Despite fifteen years of “supervision” by the Virginia State Board of Education and the Virginia Department of Education (VDOE), the City of Petersburg schools marinate in failure.
Va. Code § 22.1-8 provides: “The general supervision of the public school system shall be vested in the Board of Education.”
The Board of Education shall have authority to seek school division compliance with the foregoing Standards of Quality. When the Board of Education determines that a school division has failed or refused, and continues to fail or refuse, to comply with any such Standard, the Board may petition the circuit court having jurisdiction in the school division to mandate or otherwise enforce compliance with such standard, including the development or implementation of any required corrective action plan that a local school board has failed or refused to develop or implement in a timely manner.
The agenda package for the October, 2018 meeting of the Board of Education contains a summary of the “supervision” the Board has provided to Petersburg:
“MOU” is bureaucratese for “Memorandum of Understanding,” which in turn is bureaucratese for an edict to which the Board can point in order to claim it is doing something about lousy schools. In the Real World, the Board’s MOUs are feckless nonsense.
The 2019 SOL data now are out; they add a fifteenth year to the span of the Board’s sterile attempts to improve the Petersburg schools.
Aside: On average, Virginia’s economically disadvantaged (“ED”) students underperform their more affluent peers (“Not ED”) by about 20%. The SOL average pass rate thus is lowered for the divisions with larger ED populations. To avoid the Biased SOL average, let’s look at the underlying averages for the ED and Not ED groups.
To start, here are the reading pass rates:
Until 2017, Petersburg’s Not ED pass rate was slightly above the state average ED rate. Then the Petersburg rate dropped.
Hint: Staff at Petersburg’s AP HIll Elementary got caught cheating at the end of 2017.
At all times on this graph, Petersburg’s stronger group was well below the nominal benchmark for accreditation in English, the red line on the graph.
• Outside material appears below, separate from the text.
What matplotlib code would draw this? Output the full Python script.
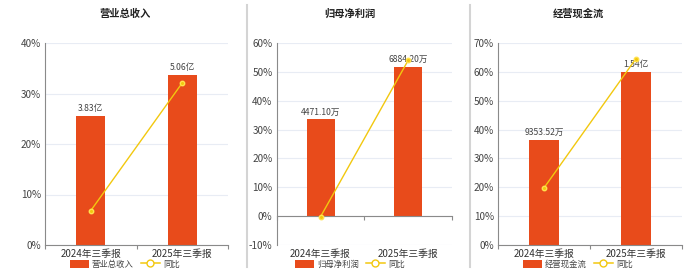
import numpy as np
import matplotlib.pyplot as plt
from matplotlib.patches import Patch
from matplotlib.lines import Line2D

plt.rcParams['font.family'] = ['Noto Sans CJK SC', 'DejaVu Sans']

# 数据
categories = ['2024年三季报', '2025年三季报']
titles = ['营业总收入', '归母净利润', '经营现金流']
bar_values = [[38300, 50600], [4471.10, 6884.20], [9353.52, 15400]]  # 单位: 万
bar_texts = [['3.83亿', '5.06亿'], ['4471.10万', '6884.20万'], ['9353.52万', '1.54亿']]
yoy = [[6.8, 32.1], [-0.2, 54.0], [19.8, 64.6]]  # 同比 %
pct_ticks = [[0, 10, 20, 30, 40], [-10, 0, 10, 20, 30, 40, 50, 60], [0, 10, 20, 30, 40, 50, 60, 70]]
bar_top = [60000, 8000, 18000]

bar_color = '#E84B1B'
line_color = '#F2C80F'
grid_color = '#E8ECF4'
spine_color = '#8A8A8A'
text_color = '#444444'

# 面板位置 (像素)
W, H = 700, 272
ax_left = [45, 276.7, 498]
ax_right = [228, 452, 682]
ax_top, ax_bottom = 43, 245
title_x = [125, 350, 578]
sep_x = [247, 470]

fig = plt.figure(figsize=(7, 2.72), dpi=100)

for k in range(3):
    rect = [ax_left[k] / W, 1 - ax_bottom / H, (ax_right[k] - ax_left[k]) / W, (ax_bottom - ax_top) / H]
    ax = fig.add_axes(rect)
    ticks = pct_ticks[k]
    lo_p, hi_p = ticks[0], ticks[-1]
    # 柱子所在坐标轴，零点与百分比轴对齐
    hi_b = bar_top[k]
    lo_b = hi_b * lo_p / hi_p
    ax.set_ylim(lo_b, hi_b)
    ax.set_xlim(-0.5, 1.5)
    ax.set_yticks(np.linspace(lo_b, hi_b, len(ticks)))
    ax.yaxis.grid(True, color=grid_color, linewidth=0.8)
    ax.set_axisbelow(True)
    ax.tick_params(axis='y', length=0, labelleft=False)
    x = np.arange(len(categories))
    ax.bar(x, bar_values[k], width=0.32, color=bar_color, zorder=2)
    for xi, v, t in zip(x, bar_values[k], bar_texts[k]):
        ax.annotate(t, (xi, v), xytext=(0, 2), textcoords='offset points',
                    ha='center', va='bottom', fontsize=6.2, color=text_color)
    # 坐标轴线
    for s in ['top', 'right']:
        ax.spines[s].set_visible(False)
    ax.spines['left'].set_color(spine_color)
    ax.spines['bottom'].set_color(spine_color)
    ax.spines['bottom'].set_position(('data', 0))
    ax.set_xticks([-0.5, 0.5, 1.5])
    ax.set_xticklabels([])
    ax.tick_params(axis='x', length=3, color=spine_color, direction='out')
    for xi, c in zip(x, categories):
        ax.text(xi, -0.045, c, transform=ax.get_xaxis_transform(), ha='center', va='center',
                fontsize=7, color='#333333')

    # 同比折线
    ax2 = ax.twinx()
    ax2.set_ylim(lo_p, hi_p)
    ax2.set_yticks(ticks)
    ax2.set_yticklabels(['%d%%' % t for t in ticks])
    ax2.yaxis.tick_left()
    ax2.tick_params(axis='y', length=0, labelsize=7.2, labelcolor=text_color, pad=3)
    for s in ax2.spines.values():
        s.set_visible(False)
    ax2.plot(x, yoy[k], color=line_color, linewidth=1.0, marker='o', markersize=3.2,
             markerfacecolor=line_color, markeredgecolor='#FFE14D', zorder=3)

    fig.text(title_x[k] / W, 1 - 14 / H, titles[k], ha='center', va='center',
             fontsize=7.4, fontweight='bold', color='#222222')
    handles = [Patch(facecolor=bar_color, edgecolor='none'),
               Line2D([0], [0], color=line_color, marker='o', markersize=5,
                      markerfacecolor='white', markeredgecolor=line_color, linewidth=1.1)]
    fig.legend(handles, [titles[k], '同比'], loc='center', bbox_to_anchor=(title_x[k] / W, 1 - 264 / H),
               ncol=2, frameon=False, fontsize=6, handlelength=2.2, handleheight=1.1,
               columnspacing=0.9, handletextpad=0.4, labelcolor=text_color)

for sx in sep_x:
    fig.add_artist(Line2D([sx / W, sx / W], [1 - 267 / H, 1 - 5 / H], transform=fig.transFigure,
                          color='#D4D4D4', linewidth=1.5))

fig.savefig('out.png', dpi=100, facecolor='white')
The ED average was flirting with the 50% level.
Both Petersburg groups slid this year: The 2019 Petersburg Not ED average was 5.3 points below the state ED average; the Petersburg ED average dropped to 49.8%. Said otherwise, 40.5% of Petersburg’s Not Ed students and half the ED students flunked the 2019 reading SOL.
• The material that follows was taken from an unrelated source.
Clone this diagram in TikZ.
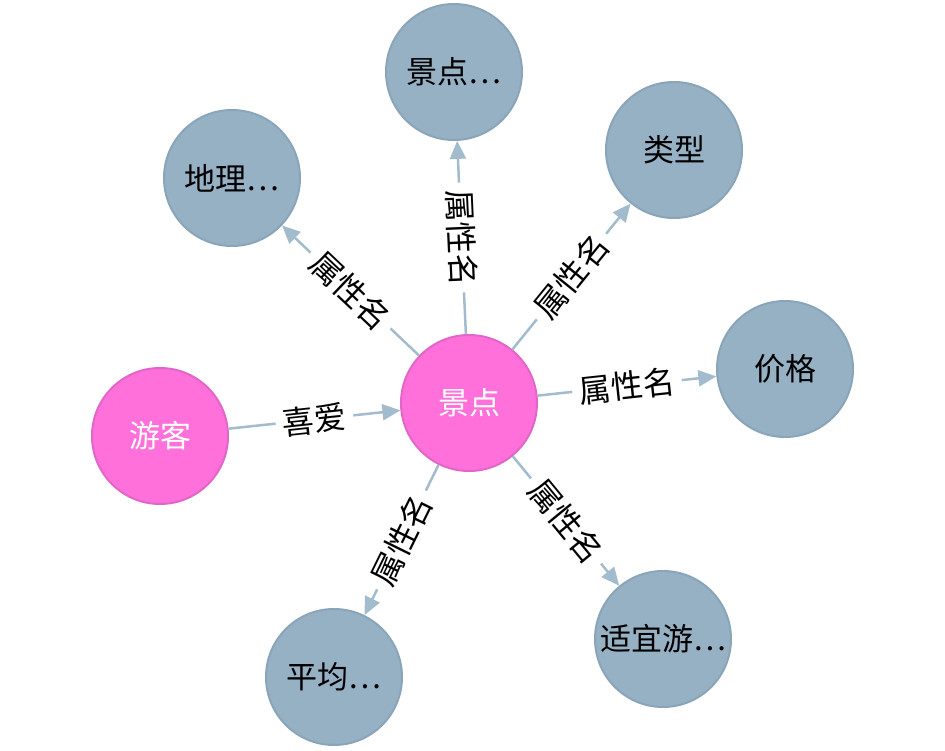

Petersburg’s “progress” on the writing tests has been even less edifying.
Likewise, History.
On the math tests, the raw data suggest that Petersburg improved a bit this year.
That impression fades when we notice that the 2019 math tests were new and the relaxed scoring boosted the state Not ED average by 3.4% and the ED by 6.6% over the 2018 pass rates. In light of those increases, Petersburg’s increases of 2.0 and 3.4%, respectively, are, in fact, decreases.
Finally, science, where Petersburg again reached toward lower pass rates.
Despite fifteen years of “supervision” from the Board and Department of Education, Petersburg wallows in failure. The Board has yet to sue any school division, much less Petersburg, under the authority of § 22.1-253.13:8.
Isn’t it long past time for the Board of Education and the senior bureaucrats at the Department to be directed to employment that is better suited to their talents?